··· Recorded data ···

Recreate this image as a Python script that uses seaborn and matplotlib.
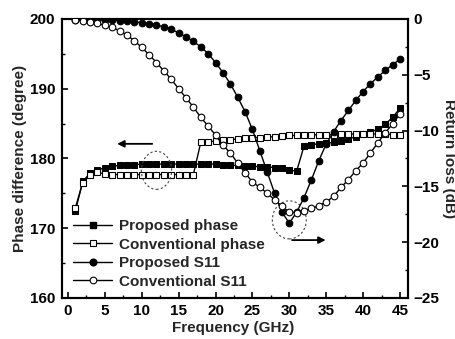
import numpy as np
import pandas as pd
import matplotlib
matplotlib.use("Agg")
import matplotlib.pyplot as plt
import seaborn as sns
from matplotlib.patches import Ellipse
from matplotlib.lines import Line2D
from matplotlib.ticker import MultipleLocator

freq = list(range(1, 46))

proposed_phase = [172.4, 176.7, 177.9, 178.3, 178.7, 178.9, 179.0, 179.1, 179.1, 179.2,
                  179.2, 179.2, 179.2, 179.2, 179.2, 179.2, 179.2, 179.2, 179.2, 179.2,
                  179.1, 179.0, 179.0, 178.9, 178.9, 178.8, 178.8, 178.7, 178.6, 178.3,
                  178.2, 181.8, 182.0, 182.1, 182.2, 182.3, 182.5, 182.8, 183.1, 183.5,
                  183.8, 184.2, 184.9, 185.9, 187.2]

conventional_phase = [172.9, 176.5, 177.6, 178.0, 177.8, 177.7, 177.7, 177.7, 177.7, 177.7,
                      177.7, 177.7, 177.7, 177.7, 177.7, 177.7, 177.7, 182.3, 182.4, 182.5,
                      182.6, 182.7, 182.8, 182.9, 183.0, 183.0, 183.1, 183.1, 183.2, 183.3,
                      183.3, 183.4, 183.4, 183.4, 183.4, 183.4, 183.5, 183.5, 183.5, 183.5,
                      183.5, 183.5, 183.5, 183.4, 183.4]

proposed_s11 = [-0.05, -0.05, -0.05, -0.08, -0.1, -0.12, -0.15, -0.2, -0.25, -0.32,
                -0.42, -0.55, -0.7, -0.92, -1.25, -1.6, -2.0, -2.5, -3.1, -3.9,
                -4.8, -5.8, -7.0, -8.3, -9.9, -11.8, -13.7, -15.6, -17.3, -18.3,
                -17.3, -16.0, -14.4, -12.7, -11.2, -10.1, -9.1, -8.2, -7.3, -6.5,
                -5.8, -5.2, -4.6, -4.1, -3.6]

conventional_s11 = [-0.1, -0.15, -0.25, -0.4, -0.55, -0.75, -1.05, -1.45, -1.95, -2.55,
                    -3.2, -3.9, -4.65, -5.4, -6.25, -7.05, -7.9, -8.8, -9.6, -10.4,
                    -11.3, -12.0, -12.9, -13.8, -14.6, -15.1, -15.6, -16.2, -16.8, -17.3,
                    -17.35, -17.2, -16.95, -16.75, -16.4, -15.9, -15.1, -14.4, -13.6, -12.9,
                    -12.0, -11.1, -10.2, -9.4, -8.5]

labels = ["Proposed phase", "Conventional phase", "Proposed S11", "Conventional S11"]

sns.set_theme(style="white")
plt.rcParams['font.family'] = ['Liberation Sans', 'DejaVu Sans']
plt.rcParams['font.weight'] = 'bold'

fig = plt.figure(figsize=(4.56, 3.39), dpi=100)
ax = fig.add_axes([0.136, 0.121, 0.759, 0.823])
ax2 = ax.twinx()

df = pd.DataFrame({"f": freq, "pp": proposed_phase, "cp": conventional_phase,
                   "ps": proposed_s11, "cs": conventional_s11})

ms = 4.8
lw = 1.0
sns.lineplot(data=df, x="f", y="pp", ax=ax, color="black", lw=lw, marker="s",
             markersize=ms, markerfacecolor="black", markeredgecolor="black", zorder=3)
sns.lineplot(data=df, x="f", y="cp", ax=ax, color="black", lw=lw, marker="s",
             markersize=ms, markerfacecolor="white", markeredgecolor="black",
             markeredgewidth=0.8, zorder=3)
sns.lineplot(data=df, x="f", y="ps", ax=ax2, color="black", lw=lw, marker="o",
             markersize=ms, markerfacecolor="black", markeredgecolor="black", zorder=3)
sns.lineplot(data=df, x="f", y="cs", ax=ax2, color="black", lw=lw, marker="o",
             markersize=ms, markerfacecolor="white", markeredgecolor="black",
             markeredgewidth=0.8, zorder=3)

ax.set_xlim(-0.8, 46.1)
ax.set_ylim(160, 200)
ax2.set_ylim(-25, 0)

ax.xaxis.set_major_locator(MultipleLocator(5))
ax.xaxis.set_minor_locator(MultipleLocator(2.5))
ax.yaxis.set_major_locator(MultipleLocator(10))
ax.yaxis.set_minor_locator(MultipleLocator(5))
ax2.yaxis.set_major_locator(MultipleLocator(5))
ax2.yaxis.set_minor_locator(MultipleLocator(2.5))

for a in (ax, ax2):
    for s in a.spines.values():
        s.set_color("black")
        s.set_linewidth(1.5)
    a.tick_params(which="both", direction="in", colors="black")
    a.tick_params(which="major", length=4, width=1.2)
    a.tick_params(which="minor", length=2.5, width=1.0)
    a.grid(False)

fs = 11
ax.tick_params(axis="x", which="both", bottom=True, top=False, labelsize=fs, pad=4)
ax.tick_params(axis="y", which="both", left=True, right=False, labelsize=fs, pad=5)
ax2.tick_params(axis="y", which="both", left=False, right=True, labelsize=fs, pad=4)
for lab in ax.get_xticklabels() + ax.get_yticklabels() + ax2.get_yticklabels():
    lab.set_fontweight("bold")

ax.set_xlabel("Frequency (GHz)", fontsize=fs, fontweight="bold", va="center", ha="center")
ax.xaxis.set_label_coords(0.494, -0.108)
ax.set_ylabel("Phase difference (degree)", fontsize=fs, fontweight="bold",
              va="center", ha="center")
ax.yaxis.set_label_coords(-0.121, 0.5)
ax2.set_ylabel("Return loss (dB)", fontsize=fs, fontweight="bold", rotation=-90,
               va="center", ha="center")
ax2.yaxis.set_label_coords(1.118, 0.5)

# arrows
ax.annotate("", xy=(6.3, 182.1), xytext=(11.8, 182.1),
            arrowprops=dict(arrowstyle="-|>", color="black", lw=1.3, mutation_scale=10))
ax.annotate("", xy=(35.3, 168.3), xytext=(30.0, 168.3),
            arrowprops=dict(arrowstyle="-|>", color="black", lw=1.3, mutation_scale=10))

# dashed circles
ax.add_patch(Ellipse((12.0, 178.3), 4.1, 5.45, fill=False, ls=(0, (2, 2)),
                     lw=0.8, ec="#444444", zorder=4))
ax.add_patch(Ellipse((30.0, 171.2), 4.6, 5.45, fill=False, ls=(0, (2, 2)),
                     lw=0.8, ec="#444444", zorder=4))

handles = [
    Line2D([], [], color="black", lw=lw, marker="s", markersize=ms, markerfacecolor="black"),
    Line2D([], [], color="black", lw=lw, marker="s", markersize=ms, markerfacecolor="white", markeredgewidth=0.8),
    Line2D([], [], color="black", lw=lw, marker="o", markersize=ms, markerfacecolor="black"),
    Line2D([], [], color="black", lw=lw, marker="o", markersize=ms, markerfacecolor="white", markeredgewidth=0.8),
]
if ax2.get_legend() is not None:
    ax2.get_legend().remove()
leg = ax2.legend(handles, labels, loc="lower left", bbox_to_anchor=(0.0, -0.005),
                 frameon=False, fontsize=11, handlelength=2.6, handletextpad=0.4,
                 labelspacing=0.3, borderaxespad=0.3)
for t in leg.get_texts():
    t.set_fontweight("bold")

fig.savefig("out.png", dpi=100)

···

Quote the data exactly, leaving every image out of the copy.

Recreate this image as a Python script that uses seaborn and matplotlib.
import numpy as np
import pandas as pd
import matplotlib
matplotlib.use("Agg")
import matplotlib.pyplot as plt
import seaborn as sns
from matplotlib.patches import Ellipse
from matplotlib.lines import Line2D
from matplotlib.ticker import MultipleLocator

freq = list(range(1, 46))

proposed_phase = [172.4, 176.7, 177.9, 178.3, 178.7, 178.9, 179.0, 179.1, 179.1, 179.2,
                  179.2, 179.2, 179.2, 179.2, 179.2, 179.2, 179.2, 179.2, 179.2, 179.2,
                  179.1, 179.0, 179.0, 178.9, 178.9, 178.8, 178.8, 178.7, 178.6, 178.3,
                  178.2, 181.8, 182.0, 182.1, 182.2, 182.3, 182.5, 182.8, 183.1, 183.5,
                  183.8, 184.2, 184.9, 185.9, 187.2]

conventional_phase = [172.9, 176.5, 177.6, 178.0, 177.8, 177.7, 177.7, 177.7, 177.7, 177.7,
                      177.7, 177.7, 177.7, 177.7, 177.7, 177.7, 177.7, 182.3, 182.4, 182.5,
                      182.6, 182.7, 182.8, 182.9, 183.0, 183.0, 183.1, 183.1, 183.2, 183.3,
                      183.3, 183.4, 183.4, 183.4, 183.4, 183.4, 183.5, 183.5, 183.5, 183.5,
                      183.5, 183.5, 183.5, 183.4, 183.4]

proposed_s11 = [-0.05, -0.05, -0.05, -0.08, -0.1, -0.12, -0.15, -0.2, -0.25, -0.32,
                -0.42, -0.55, -0.7, -0.92, -1.25, -1.6, -2.0, -2.5, -3.1, -3.9,
                -4.8, -5.8, -7.0, -8.3, -9.9, -11.8, -13.7, -15.6, -17.3, -18.3,
                -17.3, -16.0, -14.4, -12.7, -11.2, -10.1, -9.1, -8.2, -7.3, -6.5,
                -5.8, -5.2, -4.6, -4.1, -3.6]

conventional_s11 = [-0.1, -0.15, -0.25, -0.4, -0.55, -0.75, -1.05, -1.45, -1.95, -2.55,
                    -3.2, -3.9, -4.65, -5.4, -6.25, -7.05, -7.9, -8.8, -9.6, -10.4,
                    -11.3, -12.0, -12.9, -13.8, -14.6, -15.1, -15.6, -16.2, -16.8, -17.3,
                    -17.35, -17.2, -16.95, -16.75, -16.4, -15.9, -15.1, -14.4, -13.6, -12.9,
                    -12.0, -11.1, -10.2, -9.4, -8.5]

labels = ["Proposed phase", "Conventional phase", "Proposed S11", "Conventional S11"]

sns.set_theme(style="white")
plt.rcParams['font.family'] = ['Liberation Sans', 'DejaVu Sans']
plt.rcParams['font.weight'] = 'bold'

fig = plt.figure(figsize=(4.56, 3.39), dpi=100)
ax = fig.add_axes([0.136, 0.121, 0.759, 0.823])
ax2 = ax.twinx()

df = pd.DataFrame({"f": freq, "pp": proposed_phase, "cp": conventional_phase,
                   "ps": proposed_s11, "cs": conventional_s11})

ms = 4.8
lw = 1.0
sns.lineplot(data=df, x="f", y="pp", ax=ax, color="black", lw=lw, marker="s",
             markersize=ms, markerfacecolor="black", markeredgecolor="black", zorder=3)
sns.lineplot(data=df, x="f", y="cp", ax=ax, color="black", lw=lw, marker="s",
             markersize=ms, markerfacecolor="white", markeredgecolor="black",
             markeredgewidth=0.8, zorder=3)
sns.lineplot(data=df, x="f", y="ps", ax=ax2, color="black", lw=lw, marker="o",
             markersize=ms, markerfacecolor="black", markeredgecolor="black", zorder=3)
sns.lineplot(data=df, x="f", y="cs", ax=ax2, color="black", lw=lw, marker="o",
             markersize=ms, markerfacecolor="white", markeredgecolor="black",
             markeredgewidth=0.8, zorder=3)

ax.set_xlim(-0.8, 46.1)
ax.set_ylim(160, 200)
ax2.set_ylim(-25, 0)

ax.xaxis.set_major_locator(MultipleLocator(5))
ax.xaxis.set_minor_locator(MultipleLocator(2.5))
ax.yaxis.set_major_locator(MultipleLocator(10))
ax.yaxis.set_minor_locator(MultipleLocator(5))
ax2.yaxis.set_major_locator(MultipleLocator(5))
ax2.yaxis.set_minor_locator(MultipleLocator(2.5))

for a in (ax, ax2):
    for s in a.spines.values():
        s.set_color("black")
        s.set_linewidth(1.5)
    a.tick_params(which="both", direction="in", colors="black")
    a.tick_params(which="major", length=4, width=1.2)
    a.tick_params(which="minor", length=2.5, width=1.0)
    a.grid(False)

fs = 11
ax.tick_params(axis="x", which="both", bottom=True, top=False, labelsize=fs, pad=4)
ax.tick_params(axis="y", which="both", left=True, right=False, labelsize=fs, pad=5)
ax2.tick_params(axis="y", which="both", left=False, right=True, labelsize=fs, pad=4)
for lab in ax.get_xticklabels() + ax.get_yticklabels() + ax2.get_yticklabels():
    lab.set_fontweight("bold")

ax.set_xlabel("Frequency (GHz)", fontsize=fs, fontweight="bold", va="center", ha="center")
ax.xaxis.set_label_coords(0.494, -0.108)
ax.set_ylabel("Phase difference (degree)", fontsize=fs, fontweight="bold",
              va="center", ha="center")
ax.yaxis.set_label_coords(-0.121, 0.5)
ax2.set_ylabel("Return loss (dB)", fontsize=fs, fontweight="bold", rotation=-90,
               va="center", ha="center")
ax2.yaxis.set_label_coords(1.118, 0.5)

# arrows
ax.annotate("", xy=(6.3, 182.1), xytext=(11.8, 182.1),
            arrowprops=dict(arrowstyle="-|>", color="black", lw=1.3, mutation_scale=10))
ax.annotate("", xy=(35.3, 168.3), xytext=(30.0, 168.3),
            arrowprops=dict(arrowstyle="-|>", color="black", lw=1.3, mutation_scale=10))

# dashed circles
ax.add_patch(Ellipse((12.0, 178.3), 4.1, 5.45, fill=False, ls=(0, (2, 2)),
                     lw=0.8, ec="#444444", zorder=4))
ax.add_patch(Ellipse((30.0, 171.2), 4.6, 5.45, fill=False, ls=(0, (2, 2)),
                     lw=0.8, ec="#444444", zorder=4))

handles = [
    Line2D([], [], color="black", lw=lw, marker="s", markersize=ms, markerfacecolor="black"),
    Line2D([], [], color="black", lw=lw, marker="s", markersize=ms, markerfacecolor="white", markeredgewidth=0.8),
    Line2D([], [], color="black", lw=lw, marker="o", markersize=ms, markerfacecolor="black"),
    Line2D([], [], color="black", lw=lw, marker="o", markersize=ms, markerfacecolor="white", markeredgewidth=0.8),
]
if ax2.get_legend() is not None:
    ax2.get_legend().remove()
leg = ax2.legend(handles, labels, loc="lower left", bbox_to_anchor=(0.0, -0.005),
                 frameon=False, fontsize=11, handlelength=2.6, handletextpad=0.4,
                 labelspacing=0.3, borderaxespad=0.3)
for t in leg.get_texts():
    t.set_fontweight("bold")

fig.savefig("out.png", dpi=100)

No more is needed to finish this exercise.